What is the Value of S? [HINT = Multiply S by 2, then Solve]
• Nov 11th 2007, 06:01 AM
kalagota
Quote:

Originally Posted by Air
Could someone help with this, A hint is provided but I cannot seems to find a solution.
__________________________________________________ _______________________

$\displaystyle S = 1 + 0.5 + 0.25 + ... + (\frac{1}{2})^n$

What is the Value of S? [HINT = Multiply S by 2, then Solve]

you have actually this
$\displaystyle S = 1 + \frac{1}{2} + \left( {\frac{1}{2}} \right)^2 + ... + \left( \frac{1}{2} \right)^n$ --------(a)

if we multiply 2, we have

$\displaystyle 2S = 2 + 1 + \frac{1}{2} + \left( {\frac{1}{2}} \right)^2 + ... + \left( \frac{1}{2} \right)^{n-1}$ ----------(b)

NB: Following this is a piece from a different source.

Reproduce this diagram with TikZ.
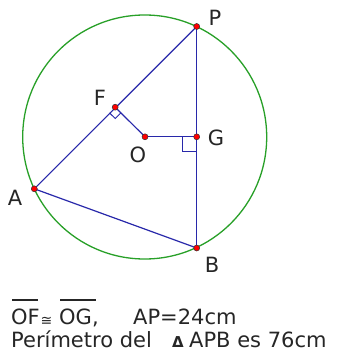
\documentclass[tikz,border=0pt]{standalone}
\usepackage{fontspec}
\setmainfont{DejaVu Sans}
\usetikzlibrary{calc}
\begin{document}
\begin{tikzpicture}[x=1pt,y=-1pt,
  seg/.style={draw=segblue,line width=1.2pt},
  pt/.style={circle,fill=red,draw=black!80,line width=0.5pt,inner sep=0pt,minimum size=6pt},
  lbl/.style={text=black!85,font=\fontsize{21}{24}\selectfont,inner sep=0pt},
  txt/.style={text=black!85,font=\fontsize{21}{24}\selectfont,inner sep=0pt,anchor=base west}]
\definecolor{segblue}{RGB}{40,40,170}
\definecolor{circgreen}{RGB}{40,160,40}
\useasboundingbox (0,0) rectangle (338,358);
\fill[white] (0,0) rectangle (338,358);
% circle
\node[circle,draw=circgreen,line width=1.3pt,minimum size=244pt,inner sep=0pt] (c) at (144.7,137) {};
% points
\coordinate (P) at (196.7,26.5);
\coordinate (F) at (115.2,107.2);
\coordinate (O) at (145,136.8);
\coordinate (G) at (196.7,136.8);
\coordinate (A) at (34.3,188.8);
\coordinate (B) at (196.7,248);
% segments
\draw[seg] (A) -- (P);
\draw[seg] (P) -- (B);
\draw[seg] (A) -- (B);
\draw[seg] (F) -- (O);
\draw[seg] (O) -- (G);
% right angles
\draw[segblue,line width=1pt] ($(F)!8pt!(A)$) -- ($($(F)!8pt!(A)$)+($(F)!8pt!(O)$)-(F)$) -- ($(F)!8pt!(O)$);
\draw[segblue,line width=1pt] ($(G)+(-14,0)$) -- ($(G)+(-14,15)$) -- ($(G)+(0,15)$);
% dots
\foreach \p in {P,F,O,G,A,B} \node[pt] (d\p) at (\p) {};
% labels
\node[lbl] (lP) at (215,18) {P};
\node[lbl] (lF) at (100,98) {F};
\node[lbl] (lG) at (216,138) {G};
\node[lbl] (lO) at (138,155) {O};
\node[lbl] (lA) at (15,198) {A};
\node[lbl] (lB) at (212,265) {B};
% text
\node[txt] (of) at (11,324) {OF};
\node[txt,font=\fontsize{14}{15}\selectfont] (cg) at (40.5,325) {≅};
\node[txt] (og) at (59,324) {OG,};
\node[txt] (ap) at (133,324) {AP=24cm};
\draw[black!85,line width=1.3pt] (12,300) -- (38,300);
\draw[black!85,line width=1.3pt] (60,300) -- (96,300);
\node[txt] (per) at (11,347) {Perímetro del};
\node[txt,font=\fontsize{15}{16}\selectfont\bfseries] (delta) at (172,347) {Δ};
\node[txt] (apb) at (189,347) {APB es 76cm};
\end{tikzpicture}
\end{document}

subtracting (b) - (a), we have

$\displaystyle S = 2 - \left( \frac{1}{2} \right)^n$, so if we take n to be a large number, then $\displaystyle S \approx 2$
• Nov 11th 2007, 06:05 AM
Simplicity
Quote:

Originally Posted by kalagota
$\displaystyle S = 2 - \left( \frac{1}{2} \right)^n$, so if we take n to be a large number, then $\displaystyle S \approx 2$

What do you mean by n is larger number? :o Can you explain how the approximation of 2 is obtained?
• Nov 11th 2007, 07:48 AM
earboth
Quote:

Originally Posted by Air
What do you mean by n is larger number? :o Can you explain how the approximation of 2 is obtained?

Hello,

you are supposed to know that

$\displaystyle \lim_{n\to \infty}\left(\frac12\right)^n = 0$

With your problem you have:

$\displaystyle \lim_{n\to \infty}\left(2- \left(\frac12\right)^n \right)= 2-0 = 2$